* BEGIN *
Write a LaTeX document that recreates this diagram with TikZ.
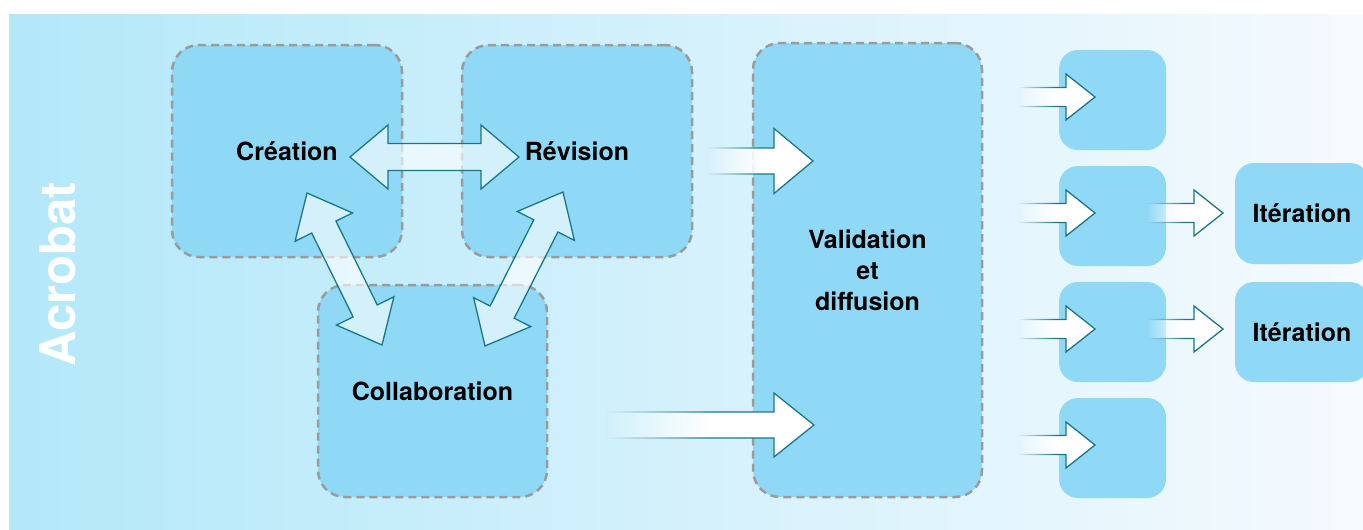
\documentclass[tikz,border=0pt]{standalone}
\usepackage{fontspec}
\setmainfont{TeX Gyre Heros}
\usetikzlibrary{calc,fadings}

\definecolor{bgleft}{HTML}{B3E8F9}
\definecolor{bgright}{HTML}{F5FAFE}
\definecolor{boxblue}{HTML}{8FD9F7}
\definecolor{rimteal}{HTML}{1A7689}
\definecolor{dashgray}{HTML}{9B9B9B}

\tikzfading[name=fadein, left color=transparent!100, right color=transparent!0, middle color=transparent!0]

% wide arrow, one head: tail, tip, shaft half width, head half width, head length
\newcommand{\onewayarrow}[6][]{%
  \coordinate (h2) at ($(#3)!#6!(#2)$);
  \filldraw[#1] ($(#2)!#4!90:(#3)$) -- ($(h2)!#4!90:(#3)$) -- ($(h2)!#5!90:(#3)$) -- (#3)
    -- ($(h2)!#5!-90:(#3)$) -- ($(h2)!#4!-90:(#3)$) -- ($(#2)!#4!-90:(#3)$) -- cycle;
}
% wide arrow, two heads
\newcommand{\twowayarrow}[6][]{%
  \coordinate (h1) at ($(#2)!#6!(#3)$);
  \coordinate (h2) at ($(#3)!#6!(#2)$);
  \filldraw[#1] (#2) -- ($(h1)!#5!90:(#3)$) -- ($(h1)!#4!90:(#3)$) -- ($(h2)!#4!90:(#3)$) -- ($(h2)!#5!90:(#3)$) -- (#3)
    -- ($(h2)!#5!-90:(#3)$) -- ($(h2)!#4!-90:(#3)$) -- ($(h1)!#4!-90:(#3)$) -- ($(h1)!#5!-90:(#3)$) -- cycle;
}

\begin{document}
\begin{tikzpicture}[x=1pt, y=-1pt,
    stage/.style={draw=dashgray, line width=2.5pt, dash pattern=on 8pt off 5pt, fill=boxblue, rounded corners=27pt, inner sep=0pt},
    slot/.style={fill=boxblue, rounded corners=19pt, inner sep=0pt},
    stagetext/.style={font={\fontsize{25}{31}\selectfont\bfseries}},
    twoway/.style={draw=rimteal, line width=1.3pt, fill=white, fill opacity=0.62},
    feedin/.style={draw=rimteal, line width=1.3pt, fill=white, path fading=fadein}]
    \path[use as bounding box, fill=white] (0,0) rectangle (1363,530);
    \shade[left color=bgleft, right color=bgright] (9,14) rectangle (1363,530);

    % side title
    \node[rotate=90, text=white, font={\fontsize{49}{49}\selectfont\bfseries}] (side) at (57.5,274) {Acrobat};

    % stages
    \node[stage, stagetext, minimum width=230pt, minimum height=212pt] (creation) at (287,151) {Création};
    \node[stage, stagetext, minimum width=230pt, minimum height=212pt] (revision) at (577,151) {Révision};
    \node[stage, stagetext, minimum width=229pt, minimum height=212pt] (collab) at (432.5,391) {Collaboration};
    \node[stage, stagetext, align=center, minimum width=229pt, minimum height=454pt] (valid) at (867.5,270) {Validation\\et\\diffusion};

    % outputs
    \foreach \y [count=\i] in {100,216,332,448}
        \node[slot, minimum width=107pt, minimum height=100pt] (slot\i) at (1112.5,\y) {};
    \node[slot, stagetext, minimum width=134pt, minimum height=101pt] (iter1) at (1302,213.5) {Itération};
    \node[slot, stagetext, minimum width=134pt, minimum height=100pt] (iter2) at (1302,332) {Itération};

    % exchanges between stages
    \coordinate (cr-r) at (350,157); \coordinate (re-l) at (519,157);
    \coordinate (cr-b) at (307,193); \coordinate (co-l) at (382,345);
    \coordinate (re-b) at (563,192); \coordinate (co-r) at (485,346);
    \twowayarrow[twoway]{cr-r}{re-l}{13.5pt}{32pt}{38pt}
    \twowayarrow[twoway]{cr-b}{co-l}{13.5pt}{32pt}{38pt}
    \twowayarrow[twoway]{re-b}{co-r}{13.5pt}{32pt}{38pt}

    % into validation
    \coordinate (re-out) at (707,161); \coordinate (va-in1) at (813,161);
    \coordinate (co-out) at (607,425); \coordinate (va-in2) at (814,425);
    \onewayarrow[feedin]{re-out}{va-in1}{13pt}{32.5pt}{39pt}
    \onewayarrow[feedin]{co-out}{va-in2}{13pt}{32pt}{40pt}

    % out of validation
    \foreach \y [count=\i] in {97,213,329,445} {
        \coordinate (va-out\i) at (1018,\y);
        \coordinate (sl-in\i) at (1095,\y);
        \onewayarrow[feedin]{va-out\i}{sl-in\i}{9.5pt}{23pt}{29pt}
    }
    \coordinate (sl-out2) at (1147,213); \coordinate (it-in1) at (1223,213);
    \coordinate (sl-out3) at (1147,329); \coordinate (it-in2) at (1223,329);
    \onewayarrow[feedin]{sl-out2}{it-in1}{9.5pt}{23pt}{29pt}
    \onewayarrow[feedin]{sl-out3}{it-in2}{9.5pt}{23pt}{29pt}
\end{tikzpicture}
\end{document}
* END *
## GOAL
From the material above, reproduce everything verbatim except the pictures.

## RESPONSE
Write a LaTeX document that recreates this diagram with TikZ.
\documentclass[tikz,border=0pt]{standalone}
\usepackage{fontspec}
\setmainfont{TeX Gyre Heros}
\usetikzlibrary{calc,fadings}

\definecolor{bgleft}{HTML}{B3E8F9}
\definecolor{bgright}{HTML}{F5FAFE}
\definecolor{boxblue}{HTML}{8FD9F7}
\definecolor{rimteal}{HTML}{1A7689}
\definecolor{dashgray}{HTML}{9B9B9B}

\tikzfading[name=fadein, left color=transparent!100, right color=transparent!0, middle color=transparent!0]

% wide arrow, one head: tail, tip, shaft half width, head half width, head length
\newcommand{\onewayarrow}[6][]{%
  \coordinate (h2) at ($(#3)!#6!(#2)$);
  \filldraw[#1] ($(#2)!#4!90:(#3)$) -- ($(h2)!#4!90:(#3)$) -- ($(h2)!#5!90:(#3)$) -- (#3)
    -- ($(h2)!#5!-90:(#3)$) -- ($(h2)!#4!-90:(#3)$) -- ($(#2)!#4!-90:(#3)$) -- cycle;
}
% wide arrow, two heads
\newcommand{\twowayarrow}[6][]{%
  \coordinate (h1) at ($(#2)!#6!(#3)$);
  \coordinate (h2) at ($(#3)!#6!(#2)$);
  \filldraw[#1] (#2) -- ($(h1)!#5!90:(#3)$) -- ($(h1)!#4!90:(#3)$) -- ($(h2)!#4!90:(#3)$) -- ($(h2)!#5!90:(#3)$) -- (#3)
    -- ($(h2)!#5!-90:(#3)$) -- ($(h2)!#4!-90:(#3)$) -- ($(h1)!#4!-90:(#3)$) -- ($(h1)!#5!-90:(#3)$) -- cycle;
}

\begin{document}
\begin{tikzpicture}[x=1pt, y=-1pt,
    stage/.style={draw=dashgray, line width=2.5pt, dash pattern=on 8pt off 5pt, fill=boxblue, rounded corners=27pt, inner sep=0pt},
    slot/.style={fill=boxblue, rounded corners=19pt, inner sep=0pt},
    stagetext/.style={font={\fontsize{25}{31}\selectfont\bfseries}},
    twoway/.style={draw=rimteal, line width=1.3pt, fill=white, fill opacity=0.62},
    feedin/.style={draw=rimteal, line width=1.3pt, fill=white, path fading=fadein}]
    \path[use as bounding box, fill=white] (0,0) rectangle (1363,530);
    \shade[left color=bgleft, right color=bgright] (9,14) rectangle (1363,530);

    % side title
    \node[rotate=90, text=white, font={\fontsize{49}{49}\selectfont\bfseries}] (side) at (57.5,274) {Acrobat};

    % stages
    \node[stage, stagetext, minimum width=230pt, minimum height=212pt] (creation) at (287,151) {Création};
    \node[stage, stagetext, minimum width=230pt, minimum height=212pt] (revision) at (577,151) {Révision};
    \node[stage, stagetext, minimum width=229pt, minimum height=212pt] (collab) at (432.5,391) {Collaboration};
    \node[stage, stagetext, align=center, minimum width=229pt, minimum height=454pt] (valid) at (867.5,270) {Validation\\et\\diffusion};

    % outputs
    \foreach \y [count=\i] in {100,216,332,448}
        \node[slot, minimum width=107pt, minimum height=100pt] (slot\i) at (1112.5,\y) {};
    \node[slot, stagetext, minimum width=134pt, minimum height=101pt] (iter1) at (1302,213.5) {Itération};
    \node[slot, stagetext, minimum width=134pt, minimum height=100pt] (iter2) at (1302,332) {Itération};

    % exchanges between stages
    \coordinate (cr-r) at (350,157); \coordinate (re-l) at (519,157);
    \coordinate (cr-b) at (307,193); \coordinate (co-l) at (382,345);
    \coordinate (re-b) at (563,192); \coordinate (co-r) at (485,346);
    \twowayarrow[twoway]{cr-r}{re-l}{13.5pt}{32pt}{38pt}
    \twowayarrow[twoway]{cr-b}{co-l}{13.5pt}{32pt}{38pt}
    \twowayarrow[twoway]{re-b}{co-r}{13.5pt}{32pt}{38pt}

    % into validation
    \coordinate (re-out) at (707,161); \coordinate (va-in1) at (813,161);
    \coordinate (co-out) at (607,425); \coordinate (va-in2) at (814,425);
    \onewayarrow[feedin]{re-out}{va-in1}{13pt}{32.5pt}{39pt}
    \onewayarrow[feedin]{co-out}{va-in2}{13pt}{32pt}{40pt}

    % out of validation
    \foreach \y [count=\i] in {97,213,329,445} {
        \coordinate (va-out\i) at (1018,\y);
        \coordinate (sl-in\i) at (1095,\y);
        \onewayarrow[feedin]{va-out\i}{sl-in\i}{9.5pt}{23pt}{29pt}
    }
    \coordinate (sl-out2) at (1147,213); \coordinate (it-in1) at (1223,213);
    \coordinate (sl-out3) at (1147,329); \coordinate (it-in2) at (1223,329);
    \onewayarrow[feedin]{sl-out2}{it-in1}{9.5pt}{23pt}{29pt}
    \onewayarrow[feedin]{sl-out3}{it-in2}{9.5pt}{23pt}{29pt}
\end{tikzpicture}
\end{document}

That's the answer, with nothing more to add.